**PROMPT:** Copy each line below exactly and leave the pictures out.

**MATERIAL PROVIDED:**
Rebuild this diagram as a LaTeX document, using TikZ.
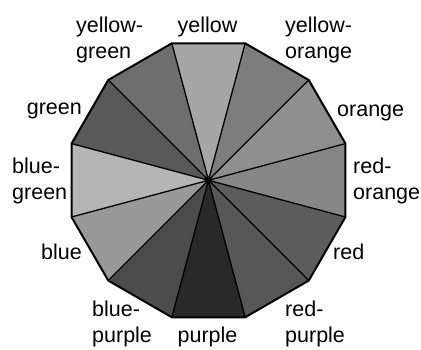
\documentclass[tikz,border=0pt]{standalone}
\usepackage{fontspec}
\setmainfont{Liberation Sans}
\usetikzlibrary{calc}
\tikzset{
  spoke/.style = {draw=black, line width=1.3pt, line cap=round},
  rim/.style   = {draw=black, line width=2pt, line join=miter},
  hub/.style   = {circle, fill=black, inner sep=0pt, minimum size=8pt},
  hue/.style   = {font=\fontsize{21.5}{26.5}\selectfont, align=left, inner sep=0pt},
}

\begin{document}
\begin{tikzpicture}[x=1pt, y=1pt]
\useasboundingbox (0,0) rectangle (421,350);
\coordinate (c) at (208.5,169.7);
\def\rad{141.8}

% corners of the dodecagon
\foreach \k in {0,...,11}
  \coordinate (v\k) at ($(c)+(15+30*\k:\rad)$);

% wedges, counter-clockwise from red-orange
\foreach \k/\j/\tone in {11/0/47, 0/1/44, 1/2/51, 2/3/35, 3/4/57, 4/5/65,
                         5/6/29, 6/7/40, 7/8/70, 8/9/84, 9/10/66, 10/11/64}
  \fill[black!\tone] (c) -- (v\k) -- (v\j) -- cycle;

\foreach \k in {0,...,11}
  \draw[spoke] (c) -- (v\k);
\draw[rim] (v0) -- (v1) -- (v2) -- (v3) -- (v4) -- (v5) -- (v6) -- (v7)
  -- (v8) -- (v9) -- (v10) -- (v11) -- cycle;
\node[hub] (mid) at (c) {};

% labels (two-line ones sit on their lower baseline)
\node[hue, anchor=base]      (yel)   at (207.5,317) {yellow};
\node[hue, anchor=base west] (yelgr) at (76,291)    {yellow-\\green};
\node[hue, anchor=base west] (yelor) at (285,291)   {yellow-\\orange};
\node[hue, anchor=base east] (gr)    at (82,235)    {green};
\node[hue, anchor=base west] (or)    at (337,233)   {orange};
\node[hue, anchor=base west] (blgr)  at (12,150)    {blue-\\green};
\node[hue, anchor=base west] (redor) at (353,150)   {red-\\orange};
\node[hue, anchor=base east] (bl)    at (82,90)     {blue};
\node[hue, anchor=base west] (red)   at (333,90)    {red};
\node[hue, anchor=base west] (blpu)  at (92,7)      {blue-\\purple};
\node[hue, anchor=base]      (pu)    at (207.5,7)   {purple};
\node[hue, anchor=base west] (redpu) at (285,7)     {red-\\purple};
\end{tikzpicture}
\end{document}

**REPLY TO THE TASK:**
Rebuild this diagram as a LaTeX document, using TikZ.
\documentclass[tikz,border=0pt]{standalone}
\usepackage{fontspec}
\setmainfont{Liberation Sans}
\usetikzlibrary{calc}
\tikzset{
  spoke/.style = {draw=black, line width=1.3pt, line cap=round},
  rim/.style   = {draw=black, line width=2pt, line join=miter},
  hub/.style   = {circle, fill=black, inner sep=0pt, minimum size=8pt},
  hue/.style   = {font=\fontsize{21.5}{26.5}\selectfont, align=left, inner sep=0pt},
}

\begin{document}
\begin{tikzpicture}[x=1pt, y=1pt]
\useasboundingbox (0,0) rectangle (421,350);
\coordinate (c) at (208.5,169.7);
\def\rad{141.8}

% corners of the dodecagon
\foreach \k in {0,...,11}
  \coordinate (v\k) at ($(c)+(15+30*\k:\rad)$);

% wedges, counter-clockwise from red-orange
\foreach \k/\j/\tone in {11/0/47, 0/1/44, 1/2/51, 2/3/35, 3/4/57, 4/5/65,
                         5/6/29, 6/7/40, 7/8/70, 8/9/84, 9/10/66, 10/11/64}
  \fill[black!\tone] (c) -- (v\k) -- (v\j) -- cycle;

\foreach \k in {0,...,11}
  \draw[spoke] (c) -- (v\k);
\draw[rim] (v0) -- (v1) -- (v2) -- (v3) -- (v4) -- (v5) -- (v6) -- (v7)
  -- (v8) -- (v9) -- (v10) -- (v11) -- cycle;
\node[hub] (mid) at (c) {};

% labels (two-line ones sit on their lower baseline)
\node[hue, anchor=base]      (yel)   at (207.5,317) {yellow};
\node[hue, anchor=base west] (yelgr) at (76,291)    {yellow-\\green};
\node[hue, anchor=base west] (yelor) at (285,291)   {yellow-\\orange};
\node[hue, anchor=base east] (gr)    at (82,235)    {green};
\node[hue, anchor=base west] (or)    at (337,233)   {orange};
\node[hue, anchor=base west] (blgr)  at (12,150)    {blue-\\green};
\node[hue, anchor=base west] (redor) at (353,150)   {red-\\orange};
\node[hue, anchor=base east] (bl)    at (82,90)     {blue};
\node[hue, anchor=base west] (red)   at (333,90)    {red};
\node[hue, anchor=base west] (blpu)  at (92,7)      {blue-\\purple};
\node[hue, anchor=base]      (pu)    at (207.5,7)   {purple};
\node[hue, anchor=base west] (redpu) at (285,7)     {red-\\purple};
\end{tikzpicture}
\end{document}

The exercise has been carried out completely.